■ **COLLECTED MATERIAL**
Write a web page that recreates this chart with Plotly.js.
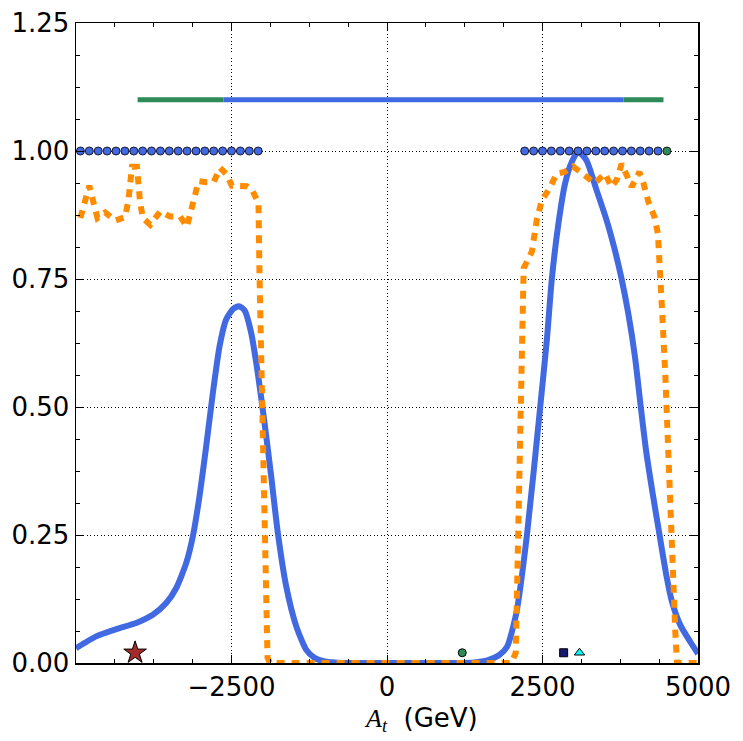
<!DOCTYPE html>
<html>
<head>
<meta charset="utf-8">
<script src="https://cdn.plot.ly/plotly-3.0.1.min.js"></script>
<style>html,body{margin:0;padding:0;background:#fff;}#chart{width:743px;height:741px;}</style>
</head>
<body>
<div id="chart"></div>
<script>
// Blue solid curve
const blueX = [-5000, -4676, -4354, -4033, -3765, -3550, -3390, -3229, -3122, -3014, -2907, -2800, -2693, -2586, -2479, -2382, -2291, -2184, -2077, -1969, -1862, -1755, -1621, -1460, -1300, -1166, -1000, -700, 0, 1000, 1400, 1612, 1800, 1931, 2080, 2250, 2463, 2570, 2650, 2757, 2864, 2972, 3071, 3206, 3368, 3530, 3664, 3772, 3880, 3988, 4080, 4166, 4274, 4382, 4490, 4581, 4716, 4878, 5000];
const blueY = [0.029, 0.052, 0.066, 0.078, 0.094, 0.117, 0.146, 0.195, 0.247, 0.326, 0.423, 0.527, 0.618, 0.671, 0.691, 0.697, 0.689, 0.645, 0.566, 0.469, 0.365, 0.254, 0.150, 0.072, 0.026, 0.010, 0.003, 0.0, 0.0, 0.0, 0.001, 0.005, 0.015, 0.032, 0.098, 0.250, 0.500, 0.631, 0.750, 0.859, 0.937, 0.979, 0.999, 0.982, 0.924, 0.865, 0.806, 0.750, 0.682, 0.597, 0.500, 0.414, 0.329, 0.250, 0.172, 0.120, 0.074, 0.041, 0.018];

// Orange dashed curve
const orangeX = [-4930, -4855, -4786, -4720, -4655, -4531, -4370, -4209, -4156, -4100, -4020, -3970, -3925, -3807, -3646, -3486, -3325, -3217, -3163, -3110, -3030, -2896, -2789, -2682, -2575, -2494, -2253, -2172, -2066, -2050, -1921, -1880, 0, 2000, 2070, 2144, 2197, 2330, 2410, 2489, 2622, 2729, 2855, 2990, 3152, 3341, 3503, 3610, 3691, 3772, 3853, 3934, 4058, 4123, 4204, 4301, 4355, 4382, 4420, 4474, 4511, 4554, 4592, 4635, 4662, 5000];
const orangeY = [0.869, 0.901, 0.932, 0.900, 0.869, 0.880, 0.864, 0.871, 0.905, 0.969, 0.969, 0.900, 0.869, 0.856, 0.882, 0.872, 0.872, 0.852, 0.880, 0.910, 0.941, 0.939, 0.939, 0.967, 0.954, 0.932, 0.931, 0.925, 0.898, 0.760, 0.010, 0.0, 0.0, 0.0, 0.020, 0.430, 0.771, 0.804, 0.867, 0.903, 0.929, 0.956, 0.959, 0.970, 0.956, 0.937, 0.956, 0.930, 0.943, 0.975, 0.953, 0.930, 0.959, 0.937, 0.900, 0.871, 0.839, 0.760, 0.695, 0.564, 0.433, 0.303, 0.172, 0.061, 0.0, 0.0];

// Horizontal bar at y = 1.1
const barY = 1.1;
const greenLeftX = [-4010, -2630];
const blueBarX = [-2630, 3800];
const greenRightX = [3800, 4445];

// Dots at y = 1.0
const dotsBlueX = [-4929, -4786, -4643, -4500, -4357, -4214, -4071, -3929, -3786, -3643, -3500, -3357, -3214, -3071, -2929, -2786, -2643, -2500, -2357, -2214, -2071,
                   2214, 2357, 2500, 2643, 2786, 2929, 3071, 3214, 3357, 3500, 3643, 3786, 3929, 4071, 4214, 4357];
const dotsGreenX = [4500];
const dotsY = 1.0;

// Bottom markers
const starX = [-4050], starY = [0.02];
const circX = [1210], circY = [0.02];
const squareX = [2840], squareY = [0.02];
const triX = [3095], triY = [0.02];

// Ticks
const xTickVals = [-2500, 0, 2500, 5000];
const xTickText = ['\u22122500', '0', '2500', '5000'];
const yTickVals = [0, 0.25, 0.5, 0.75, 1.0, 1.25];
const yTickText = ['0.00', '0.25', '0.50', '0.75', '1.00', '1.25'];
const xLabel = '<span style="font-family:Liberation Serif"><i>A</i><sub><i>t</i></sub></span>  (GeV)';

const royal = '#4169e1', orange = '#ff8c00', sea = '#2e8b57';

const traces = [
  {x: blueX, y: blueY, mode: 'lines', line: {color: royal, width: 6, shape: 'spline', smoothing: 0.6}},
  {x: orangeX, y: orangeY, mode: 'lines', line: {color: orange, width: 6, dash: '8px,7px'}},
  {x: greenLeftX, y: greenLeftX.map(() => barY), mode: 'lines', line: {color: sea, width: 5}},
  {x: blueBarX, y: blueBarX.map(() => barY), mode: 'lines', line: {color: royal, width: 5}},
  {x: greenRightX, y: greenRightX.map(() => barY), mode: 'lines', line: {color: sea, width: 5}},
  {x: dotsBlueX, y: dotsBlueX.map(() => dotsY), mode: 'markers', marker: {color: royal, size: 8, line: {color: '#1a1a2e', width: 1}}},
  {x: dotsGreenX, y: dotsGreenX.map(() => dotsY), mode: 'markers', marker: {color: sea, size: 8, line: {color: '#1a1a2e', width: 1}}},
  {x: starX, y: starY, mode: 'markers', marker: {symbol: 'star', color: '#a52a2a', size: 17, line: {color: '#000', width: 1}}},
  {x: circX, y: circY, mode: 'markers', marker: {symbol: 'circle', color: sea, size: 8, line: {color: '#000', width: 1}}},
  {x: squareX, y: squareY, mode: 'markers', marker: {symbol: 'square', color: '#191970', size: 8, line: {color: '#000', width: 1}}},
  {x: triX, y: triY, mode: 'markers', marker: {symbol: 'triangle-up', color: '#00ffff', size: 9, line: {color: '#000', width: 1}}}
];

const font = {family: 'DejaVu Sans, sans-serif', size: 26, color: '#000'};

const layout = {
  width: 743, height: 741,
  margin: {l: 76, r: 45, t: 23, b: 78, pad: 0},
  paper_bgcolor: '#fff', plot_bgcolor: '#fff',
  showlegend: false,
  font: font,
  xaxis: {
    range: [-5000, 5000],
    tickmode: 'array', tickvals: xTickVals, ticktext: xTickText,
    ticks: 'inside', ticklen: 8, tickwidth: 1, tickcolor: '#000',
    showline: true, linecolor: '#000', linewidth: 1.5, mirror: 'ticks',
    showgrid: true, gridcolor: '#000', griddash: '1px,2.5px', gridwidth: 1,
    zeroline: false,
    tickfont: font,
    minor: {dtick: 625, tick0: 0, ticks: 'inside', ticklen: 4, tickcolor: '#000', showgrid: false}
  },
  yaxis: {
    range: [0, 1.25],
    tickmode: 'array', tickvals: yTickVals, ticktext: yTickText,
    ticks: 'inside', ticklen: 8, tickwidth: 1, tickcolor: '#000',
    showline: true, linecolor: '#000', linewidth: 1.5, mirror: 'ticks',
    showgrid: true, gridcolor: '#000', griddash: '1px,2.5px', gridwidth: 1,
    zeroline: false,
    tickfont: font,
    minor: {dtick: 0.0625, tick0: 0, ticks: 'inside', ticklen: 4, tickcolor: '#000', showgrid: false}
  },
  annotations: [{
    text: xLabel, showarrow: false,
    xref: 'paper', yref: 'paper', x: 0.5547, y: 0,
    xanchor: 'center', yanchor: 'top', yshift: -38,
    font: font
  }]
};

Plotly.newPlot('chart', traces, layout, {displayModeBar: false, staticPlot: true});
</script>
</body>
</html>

■ **PROBLEM DESCRIPTION**
Write out nothing but the lines from the start of the data through the line with "0.074, 0.041, 0.018];". Leave out the pictures.

■ **RESULT OF THIS TASK**
Write a web page that recreates this chart with Plotly.js.
<!DOCTYPE html>
<html>
<head>
<meta charset="utf-8">
<script src="https://cdn.plot.ly/plotly-3.0.1.min.js"></script>
<style>html,body{margin:0;padding:0;background:#fff;}#chart{width:743px;height:741px;}</style>
</head>
<body>
<div id="chart"></div>
<script>
// Blue solid curve
const blueX = [-5000, -4676, -4354, -4033, -3765, -3550, -3390, -3229, -3122, -3014, -2907, -2800, -2693, -2586, -2479, -2382, -2291, -2184, -2077, -1969, -1862, -1755, -1621, -1460, -1300, -1166, -1000, -700, 0, 1000, 1400, 1612, 1800, 1931, 2080, 2250, 2463, 2570, 2650, 2757, 2864, 2972, 3071, 3206, 3368, 3530, 3664, 3772, 3880, 3988, 4080, 4166, 4274, 4382, 4490, 4581, 4716, 4878, 5000];
const blueY = [0.029, 0.052, 0.066, 0.078, 0.094, 0.117, 0.146, 0.195, 0.247, 0.326, 0.423, 0.527, 0.618, 0.671, 0.691, 0.697, 0.689, 0.645, 0.566, 0.469, 0.365, 0.254, 0.150, 0.072, 0.026, 0.010, 0.003, 0.0, 0.0, 0.0, 0.001, 0.005, 0.015, 0.032, 0.098, 0.250, 0.500, 0.631, 0.750, 0.859, 0.937, 0.979, 0.999, 0.982, 0.924, 0.865, 0.806, 0.750, 0.682, 0.597, 0.500, 0.414, 0.329, 0.250, 0.172, 0.120, 0.074, 0.041, 0.018];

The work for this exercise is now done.